Suddenly you are addicted to these highs and lows and twists and turns and saying one thing and doing another. What you don’t see is the affect it really has on you getting yourself involved in a relationship like this. It’s completely self-destructive and you don’t even see it. But everyone else around you does.
It’s the coming and going. It’s the games. It’s making your head spin every which way. It’s the inconsistency of treating you well one moment then like shit the next. Spoiling you, only to ignore you. Making these elaborate plans, only to cancel. Keep tabs on you when they know you’re out and saying exactly what they need to, to ruin whatever night you are having. Because if you aren’t with them, they’ll make sure you don’t have a good night.
Anyone who has a pattern of dating people like this get obsessed with all of this. Pulling you in just to push you away. It’s kind of like a high in a way. They pull away, you try harder. You pull away, they lure you back in with coy words and actions that never come through. With toxic relationships, it’s all about power and who has it. And no matter what move you make, this person knows how to regain power over you at any time.
But then it ends. Suddenly you feel like you’re falling apart. And everyone says you’re better off without this person, but you don’t even see it that way. All you feel is this pain and missing them in the good moments you forget about the bad.

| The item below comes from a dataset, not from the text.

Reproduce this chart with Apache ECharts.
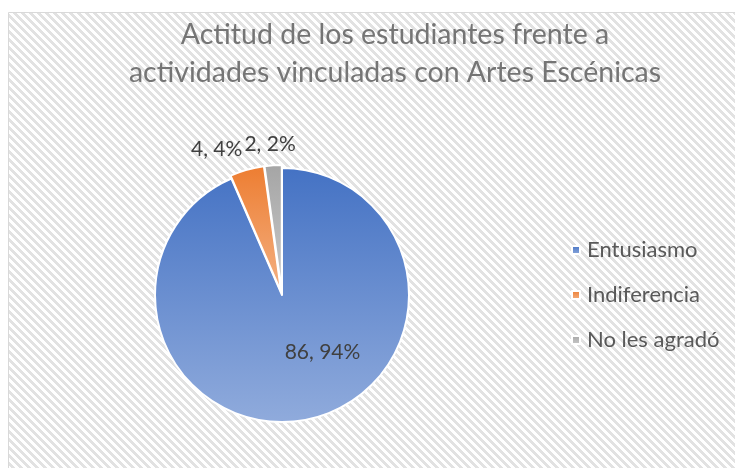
<!DOCTYPE html>
<html><head><meta charset="utf-8">
<script src="https://cdn.jsdelivr.net/npm/echarts@6/dist/echarts.min.js"></script>
<style>html,body{margin:0;padding:0;background:#fff}#c{width:735px;height:468px}</style>
</head><body><div id="c"></div>
<script>
const titleLines = ['Actitud de los estudiantes frente a', 'actividades vinculadas con Artes Escénicas'];
const categories = ['Entusiasmo', 'Indiferencia', 'No les agradó'];
const values = [86, 4, 2];
const percents = [94, 4, 2];
const topColors = ['#4472C4', '#ED7D31', '#A5A5A5'];
const bottomColors = ['#90ABDC', '#F4B183', '#CACACA'];
const labelShift = [[27, -8], [2, -15], [28, -15]];

// hatch pattern
const pc = document.createElement('canvas');
pc.width = 8; pc.height = 8;
const pctx = pc.getContext('2d');
pctx.fillStyle = '#ffffff'; pctx.fillRect(0,0,8,8);
pctx.fillStyle = '#e2e2e2';
for (let y = 0; y < 8; y++) for (let x = 0; x < 8; x++) {
  if (((x - y) % 8 + 8) % 8 < 4) pctx.fillRect(x, y, 1, 1);
}

const chart = echarts.init(document.getElementById('c'), null, {renderer:'canvas'});
const data = categories.map((n, i) => ({
  name: n, value: values[i], selected: i > 0,
  itemStyle: {color: {type:'linear', x:0, y:0, x2:0, y2:1,
    colorStops:[{offset:0, color: topColors[i]}, {offset:1, color: bottomColors[i]}]}},
  label: i === 0 ? {position:'inside'} : {position:'outside'}
}));
chart.setOption({
  animation: false,
  graphic: [{type:'rect', shape:{x:8.5, y:12.5, width:740, height:470}, z:-10,
    style:{fill:{image: pc, repeat:'repeat'}, stroke:'#d9d9d9', lineWidth:1}}],
  title: {text: titleLines.join('\n'), left: 395, textAlign: 'center', top: 16, padding: 0,
    textStyle: {fontFamily: 'Lato', fontSize: 28.5, fontWeight: 'normal', color: '#757575', lineHeight: 38}},
  legend: {orient: 'vertical', left: 566, top: 234, itemWidth: 8, itemHeight: 8, itemGap: 23, icon: 'rect',
    data: categories,
    textStyle: {fontFamily: 'Lato', fontSize: 22, color: '#595959', padding:[0,0,0,2]}},
  series: [{
    type: 'pie', center: [282, 295], radius: 127, startAngle: 90, clockwise: true,
    selectedMode: 'multiple', selectedOffset: 3, avoidLabelOverlap: false,
    itemStyle: {borderColor: '#ffffff', borderWidth: 2},
    label: {show: true, fontFamily: 'Lato', fontSize: 21, color: '#404040',
      formatter: p => p.value + ', ' + percents[p.dataIndex] + '%'},
    labelLine: {show: false, length: 6, length2: 0},
    labelLayout: p => ({dx: labelShift[p.dataIndex][0], dy: labelShift[p.dataIndex][1], hideOverlap: false}),
    emphasis: {disabled: true},
    data: data
  }]
});
</script></body></html>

When a relationship ends where the foundation was built on confusion, you never actually know if the ending is real or if the person will come waltzing back into your life.
You think about every good thing and that’s what you focus on, the good moments without taking into consideration all those times you were crying yourself to sleep over them switching to neglect. How easily you forget the times they canceled. The plans that fell through. The times they didn’t show up. The times they ignored you. With someone who is toxic, you channel your brain into only thinking about the good times. Your emotional connection to them makes you see the relationship through rose colored lenses. But your friends on the only hand, hold to all the bad moments and they don’t forget it.

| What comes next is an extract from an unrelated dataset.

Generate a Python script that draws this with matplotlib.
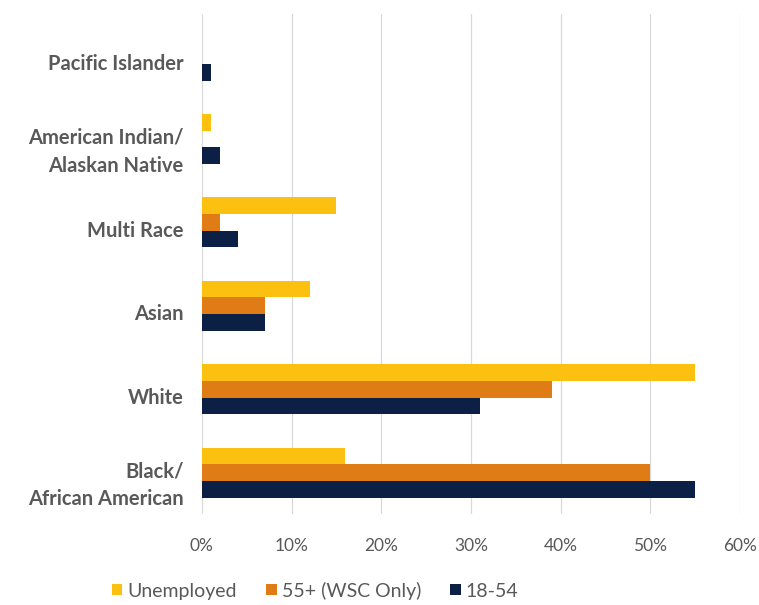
import numpy as np
import matplotlib.pyplot as plt
from matplotlib.ticker import PercentFormatter

categories = ["Black/\nAfrican American", "White", "Asian", "Multi Race",
              "American Indian/\nAlaskan Native", "Pacific Islander"]
unemployed = [0.16, 0.55, 0.12, 0.15, 0.01, 0.0]
age_55_plus = [0.50, 0.39, 0.07, 0.02, 0.0, 0.0]
age_18_54 = [0.55, 0.31, 0.07, 0.04, 0.02, 0.01]
series_names = ["Unemployed", "55+ (WSC Only)", "18-54"]
x_ticks = [0, 0.1, 0.2, 0.3, 0.4, 0.5, 0.6]

plt.rcParams['font.family'] = ['Lato', 'DejaVu Sans']

colors = ["#FCC010", "#E07C16", "#0C1F44"]
text_col = "#595959"

fig = plt.figure(figsize=(7.59, 6.05), dpi=100)
ax = fig.add_axes([0.266, 0.150, 0.709, 0.827])

y = np.arange(len(categories))
h = 0.2
# top to bottom in each group: Unemployed, 55+, 18-54
ax.barh(y + h, unemployed, height=h, color=colors[0], label=series_names[0], zorder=3)
ax.barh(y, age_55_plus, height=h, color=colors[1], label=series_names[1], zorder=3)
ax.barh(y - h, age_18_54, height=h, color=colors[2], label=series_names[2], zorder=3)

ax.set_xlim(0, 0.6)
ax.set_ylim(-0.5, len(categories) - 0.5)
ax.set_xticks(x_ticks)
ax.xaxis.set_major_formatter(PercentFormatter(1.0, decimals=0))
# labels sit a little below the group centre in the original
ax.set_yticks(y - 0.08)
ax.set_yticklabels(categories, fontsize=14.5, fontweight='bold', color=text_col,
                   ha='right', multialignment='right', linespacing=1.5)
ax.tick_params(axis='x', colors=text_col, labelsize=12.5, length=0, pad=17)
ax.tick_params(axis='y', length=0, pad=13)
ax.grid(axis='x', color="#D9D9D9", linewidth=0.9, zorder=0)
for s in ax.spines.values():
    s.set_visible(False)

leg = fig.legend(loc='center', bbox_to_anchor=(0.415, 0.024), ncol=3, frameon=False,
                 fontsize=14, handlelength=0.55, handleheight=0.55, handletextpad=0.25,
                 columnspacing=1.5)
for t in leg.get_texts():
    t.set_color(text_col)

fig.savefig("out.png", dpi=100, facecolor="white")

Toxic people are very good at manipulating you. They may say one kind thing or act in a way, but then it’s immediately followed by mistreatment. The first actions justify their second but all you’re thinking is, “what the fuck!” And that’s exactly what they want you thinking.
The thing about toxic people is they are never sure of anything. They can never give you a solid answer. Their word isn’t something you can rely on when they are constantly changing their tune. Uncertain would be the best word to describe someone toxic. They constantly keep you guessing, wondering, and trying too hard. So when they leave, part of you thinks it’s a real goodbye the other part of you thinks, it’s just another circle you are running in.

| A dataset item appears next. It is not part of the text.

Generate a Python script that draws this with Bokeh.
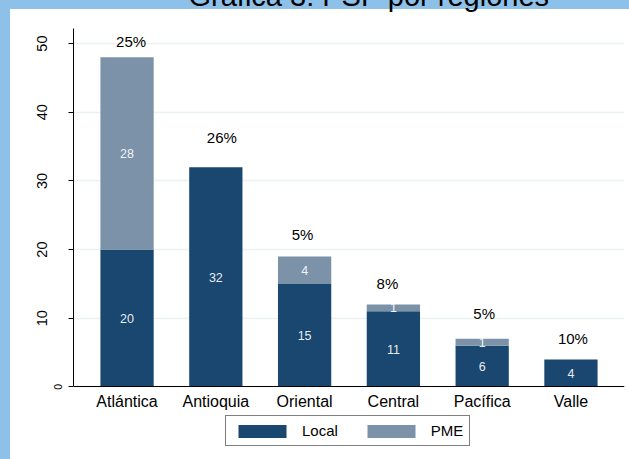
from bokeh.core.properties import value
from bokeh.embed import file_html
from bokeh.models import (ColumnDataSource, FactorRange, FixedTicker, Legend,
                          LegendItem, LinearAxis, Range1d, Title)
from bokeh.plotting import figure
from bokeh.resources import INLINE

# PSP counts by region, split into local and PME
regions = ["Atlántica", "Antioquia", "Oriental", "Central", "Pacífica", "Valle"]
local = [20, 32, 15, 11, 6, 4]
pme = [28, 0, 4, 1, 1, 0]
shares = ["25%", "26%", "5%", "8%", "5%", "10%"]

# where the share labels sit (data height, horizontal nudge in px)
share_y = [50.25, 36.26, 22.14, 15.05, 10.67, 7.04]
share_dx = [4, 6, -2, -6, 2, 2]

y_ticks = [0, 10, 20, 30, 40, 50]
Y_TOP = 52.2
Y_FLOOR = -10.72   # room under the baseline for category names and legend

FONT = "Liberation Sans"
NAVY = "#1a476f"
SLATE = "#7b92a8"
FRAME_BLUE = "#8ec1ea"
GRID = "#eaf2f3"

# the canvas starts SHIFT px above the page so only the foot of the title shows
SHIFT = 40

src = ColumnDataSource(dict(region=regions, Local=local, PME=pme))

p = figure(
    frame_width=551, frame_height=432,
    x_range=FactorRange(factors=regions, range_padding=0.0344),
    y_range=Range1d(Y_FLOOR, Y_TOP),
    output_backend="svg", toolbar_location=None,
    min_border_left=73, min_border_right=5,
    min_border_top=67, min_border_bottom=0,
)
p.border_fill_alpha = 0
p.background_fill_color = "white"
p.outline_line_color = None
p.styles = {
    "margin-top": f"-{SHIFT}px",
    "background": (
        f"linear-gradient(to right, {FRAME_BLUE} 10px, rgba(0,0,0,0) 10px), "
        f"linear-gradient(to bottom, {FRAME_BLUE} {SHIFT + 9}px, white {SHIFT + 9}px)"
    ),
}

p.title = Title(text="Gráfica 3: PSP por regiones", align="left", offset=115,
                standoff=34, text_font=FONT, text_font_size="29px",
                text_font_style="normal", text_color="black")

bars = p.vbar_stack(["Local", "PME"], x="region", width=0.6,
                    color=[NAVY, SLATE], line_alpha=0, source=src)

# grid
p.xgrid.grid_line_color = None
p.ygrid.grid_line_color = GRID
p.ygrid.grid_line_width = 1.5
p.ygrid.ticker = FixedTicker(ticks=y_ticks)

# inner value axis: line, ticks and the small zero
inner = p.yaxis[0]
inner.bounds = (0, Y_TOP)
inner.ticker = FixedTicker(ticks=y_ticks)
inner.major_label_overrides = {t: "" for t in y_ticks if t != 0}
inner.major_label_orientation = "vertical"
inner.major_label_standoff = 6
inner.major_label_text_font = FONT
inner.major_label_text_font_size = "10.5px"
inner.major_label_text_color = "black"
inner.major_tick_out = 5
inner.major_tick_in = 0
inner.minor_tick_line_color = None
inner.axis_line_color = "black"
inner.major_tick_line_color = "black"

# outer value axis: the remaining tick labels
outer = LinearAxis(ticker=FixedTicker(ticks=y_ticks[1:]))
outer.axis_line_color = None
outer.major_tick_line_color = None
outer.minor_tick_line_color = None
outer.major_tick_out = 0
outer.major_tick_in = 0
outer.major_label_orientation = "vertical"
outer.major_label_standoff = 4
outer.major_label_text_font = FONT
outer.major_label_text_font_size = "14.5px"
outer.major_label_text_color = "black"
p.add_layout(outer, "left")

# category axis drawn along the zero line
p.xaxis.fixed_location = 0
p.xaxis.major_tick_line_color = None
p.xaxis.minor_tick_line_color = None
p.xaxis.major_tick_out = 0
p.xaxis.major_tick_in = 0
p.xaxis.axis_line_color = "black"
p.xaxis.major_label_standoff = 6
p.xaxis.major_label_text_font = FONT
p.xaxis.major_label_text_font_size = "16px"
p.xaxis.major_label_text_color = "black"

# values inside the segments
local_lbl = ColumnDataSource(dict(
    x=regions, y=[v / 2 for v in local], t=[str(v) for v in local]))
pme_rows = [(r, l, m) for r, l, m in zip(regions, local, pme) if m > 0]
pme_lbl = ColumnDataSource(dict(
    x=[r for r, _, _ in pme_rows],
    y=[l + m / 2 for _, l, m in pme_rows],
    t=[str(m) for _, _, m in pme_rows]))
for s in (local_lbl, pme_lbl):
    p.text(x="x", y="y", text="t", source=s, text_align="center",
           text_baseline="middle", text_color="white", text_alpha=0.92,
           text_font=value(FONT), text_font_size="12.5px")

# share of each region above its bar
share_src = ColumnDataSource(dict(x=regions, y=share_y, t=shares, dx=share_dx))
p.text(x="x", y="y", text="t", x_offset="dx", source=share_src,
       text_align="center", text_baseline="middle", text_color="black",
       text_font=value(FONT), text_font_size="15px")

legend = Legend(
    items=[LegendItem(label="Local", renderers=[bars[0]]),
           LegendItem(label="PME", renderers=[bars[1]])],
    orientation="horizontal", location=(152, 14),
    glyph_width=60, glyph_height=16, label_standoff=10, spacing=23,
    padding=6, margin=0,
    border_line_color="black", border_line_width=1,
    label_text_font=FONT, label_text_font_size="15px",
    label_text_color="black", background_fill_color="white",
)
p.add_layout(legend)

open("out.html", "w").write(file_html(p, INLINE))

But when a toxic person walks away from you or you find the strength to walk away yourself, understand that toxic people are like drug addictions. In order to ever fully be clean of them, you have to rid yourself of them entirely. And I know it hurts. I know you miss them. I know you don’t think you’ll meet someone who will give you such an adrenaline rush in a relationship. But what you don’t realize yet is, healthy relationships aren’t supposed to be like that. Healthy relationships aren’t about giving and taking. It isn’t about someone caring more. It isn’t about control.
So when you lose a toxic relationship and you think you are the one that’s lost something, remember what you actually gained. Even if it feels like you’ve lost yourself to this relationship. Because love isn’t toxic. Someone hurting you isn’t right. Someone using you to fill voids in their own lives will never make them whole. And it isn’t your job to make them whole at the cost of breaking yourself to get them there.